Once the first cases of anthrax exposure appeared in Florida and the envelope became a potential weapon of mass destruction, we got to see what panic looks like. On Tuesday an office worker in suburban Virginia settled down on a toilet seat, yanked off a piece of double-ply toilet paper and found a message written between the leaves: "You're sitting in anthrax, and you're dead." The investigators rushed in: false alarm. The Nashville, Tenn., haz-mat team was called out five times in 48 hours, all for hoaxes. A woman phoned in a report that her computer keyboard was covered with a powdery substance. The FBI discovered that she had been eating cookies. The State Department was evacuated because somebody spilled some talcum powder. Cipro overtook Viagra as the drug of choice on Internet sites.

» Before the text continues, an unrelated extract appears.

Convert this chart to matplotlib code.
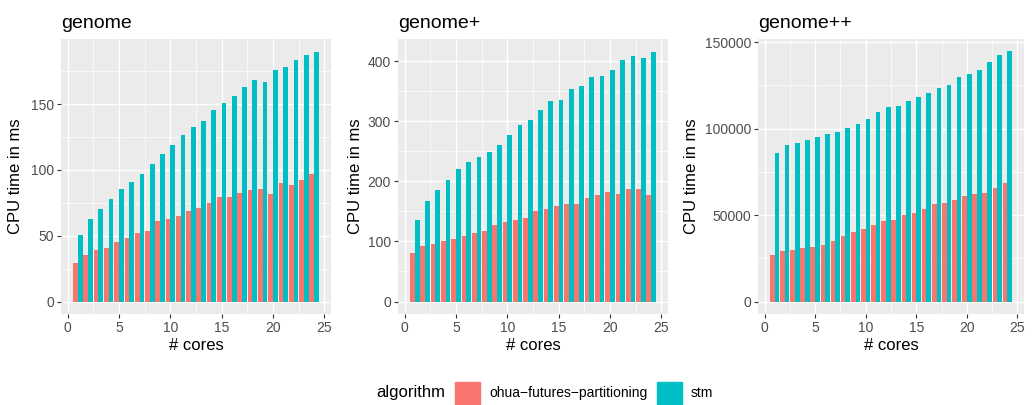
import numpy as np
import matplotlib
matplotlib.use('Agg')
import matplotlib.pyplot as plt
from matplotlib.patches import Rectangle

plt.rcParams['font.family'] = ['Liberation Sans', 'DejaVu Sans']

# --- data ---
cores = list(range(1, 25))
panels = ['genome', 'genome+', 'genome++']

genome_ohua = [29.3, 35.4, 39.1, 40.7, 45.2, 48.2, 52.0, 53.5, 61.1, 62.6, 64.9, 68.7,
               71.0, 74.7, 79.3, 79.3, 82.3, 84.6, 85.4, 81.6, 89.9, 88.4, 92.2, 96.7]
genome_stm = [50.5, 62.6, 70.2, 77.8, 85.4, 90.7, 96.7, 104.3, 111.9, 118.7, 126.3, 132.3,
              136.9, 145.2, 150.5, 155.8, 162.6, 167.9, 166.4, 175.5, 177.8, 183.8, 186.9, 189.9]

genomep_ohua = [81.3, 92.9, 96.3, 101.2, 104.6, 109.5, 114.5, 117.8, 127.8, 132.8, 136.1, 139.4,
                151.0, 154.4, 159.3, 162.7, 162.7, 172.6, 177.6, 182.6, 179.3, 187.6, 187.6, 177.6]
genomep_stm = [136.1, 167.6, 185.9, 202.5, 220.7, 232.4, 240.7, 249.0, 260.6, 277.2, 293.8, 302.1,
               318.7, 333.6, 335.3, 353.5, 358.5, 373.4, 375.1, 385.1, 401.7, 408.3, 406.6, 416.6]

genomepp_ohua = [26900, 29200, 29800, 31000, 31500, 32700, 35000, 37900, 40200, 41900, 44200, 46500,
                 47100, 50000, 51200, 53500, 56300, 56900, 58700, 61000, 62100, 62700, 65600, 68500]
genomepp_stm = [85800, 90400, 91500, 93300, 95000, 96700, 97900, 100200, 102500, 105400, 109400, 112300,
                112900, 115800, 118100, 120400, 123300, 125000, 129600, 131300, 133700, 138300, 142300, 144600]

ohua = [genome_ohua, genomep_ohua, genomepp_ohua]
stm = [genome_stm, genomep_stm, genomepp_stm]
y_major = [[0, 50, 100, 150], [0, 100, 200, 300, 400], [0, 50000, 100000, 150000]]
y_minor = [[25, 75, 125, 175], [50, 150, 250, 350], [25000, 75000, 125000]]

RED = '#F8766D'
TEAL = '#00BFC4'
W, H = 1033, 405

fig = plt.figure(figsize=(W / 100, H / 100), dpi=100)

# panel boxes in pixels: left, top, right, bottom
boxes = [(61, 39, 331, 314), (398, 39, 668, 314), (758, 39, 1024, 314)]
ylab_x = [16, 356, 692]

x = np.array(cores)
bw = 0.46
for i, (l, t, r, b) in enumerate(boxes):
    ax = fig.add_axes([l / W, 1 - b / H, (r - l) / W, (b - t) / H])
    ax.set_facecolor('#EBEBEB')
    for s in ax.spines.values():
        s.set_visible(False)
    ax.bar(x - bw / 2, ohua[i], width=bw, color=RED, zorder=3)
    ax.bar(x + bw / 2, stm[i], width=bw, color=TEAL, zorder=3)

    ymax = max(max(ohua[i]), max(stm[i]))
    ax.set_ylim(-0.05 * ymax, 1.05 * ymax)
    ax.set_xlim(0.55 - 0.05 * 23.9, 24.45 + 0.05 * 23.9)

    ax.set_xticks([0, 5, 10, 15, 20, 25])
    ax.set_xticks([2.5, 7.5, 12.5, 17.5, 22.5], minor=True)
    ax.set_yticks(y_major[i])
    ax.set_yticks(y_minor[i], minor=True)
    ax.grid(which='major', color='white', lw=1.0, zorder=1)
    ax.grid(which='minor', color='white', lw=0.5, zorder=1)
    ax.tick_params(which='major', length=2.75, width=0.8, color='#333333',
                   labelcolor='#4D4D4D', labelsize=10, pad=2.2)
    ax.tick_params(which='minor', length=0)

    fig.text(l / W, 1 - 28 / H, panels[i], fontsize=14, ha='left', va='baseline')
    fig.text((l + r) / 2 / W, 1 - 346 / H, '# cores', fontsize=12, ha='center', va='center')
    fig.text(ylab_x[i] / W, 1 - (t + b) / 2 / H, 'CPU time in ms', fontsize=12,
             rotation=90, ha='center', va='center')

# legend at the bottom
fig.text(445 / W, 1 - 393 / H, 'algorithm', fontsize=12, ha='right', va='center')
fig.patches.append(Rectangle((455 / W, 1 - 405 / H), 25 / W, 23 / H, color=RED,
                             transform=fig.transFigure, figure=fig))
fig.text(489 / W, 1 - 393 / H, 'ohua\u2212futures\u2212partitioning', fontsize=10,
         ha='left', va='center')
fig.patches.append(Rectangle((657 / W, 1 - 405 / H), 25 / W, 23 / H, color=TEAL,
                             transform=fig.transFigure, figure=fig))
fig.text(691 / W, 1 - 393 / H, 'stm', fontsize=10, ha='left', va='center')

fig.savefig('out.png', dpi=100)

That did not seem like sheer hysteria by Friday, when we learned that Tom Brokaw's assistant at NBC had tested positive for anthrax after opening a threatening letter with powder inside. At that moment the New York Times was being evacuated after another letter rained powder in the newsroom; this one was addressed to bioterrorism expert Judith Miller. Initial testing showed no sign of anthrax, but the threat still seemed real, and cunning. You didn't need to shoot the messengers; you just needed to scare them to death, because fear is bacterial as well. It can spread in the air and over wires, infect the marketplace, lay waste to whole industries and leave its victims at home in bed with the covers pulled up. And the worst part was that since there were so many scares, so many hoaxes, we were in some ways doing this to ourselves.

Yet as the week went on, many rattled people found an antidote soon after they felt their first symptoms. Terror squeezes you into a corner; fighting back, even with a superstitious gesture, sets you free. So people updated their wills and then tucked them away again, put fresh batteries in the flashlight but then stuck it in a drawer. "You're less likely to get blown up by a terrorist," said a Washington dad as he dropped his kids at school, "than to get run over by the mom in her SUV who's worrying into her cell phone about getting blown up by a terrorist." While the authorities called for vigilance, we also had a patriotic duty to keep our heads.

A thousand false alarms from an anxious nation are an exquisite diversion for those intent on mayhem; the police cannot be everywhere at once, and there is only so much they can do to button down the cities. Overworked cops who had already been on high alert worked even harder as the frightened calls poured in. "We are at risk of being overwhelmed," says a spokesman for the Kentucky division of emergency management. There are metal detectors at the Liberty Bell; Denver canceled its New Year's Eve celebrations; Ohio called off a corn-husking festival. In Washington, where lawmakers are quietly terrified that the terrorists mean to finish what they started on Sept. 11, officials closed 40 blocks around the Capitol to trucks and taped plastic over Senate office windows. There are enough gas masks in a room off the House chamber for each member and the floor staff, so members are told, leaving five for people in the press gallery, who number in the hundreds.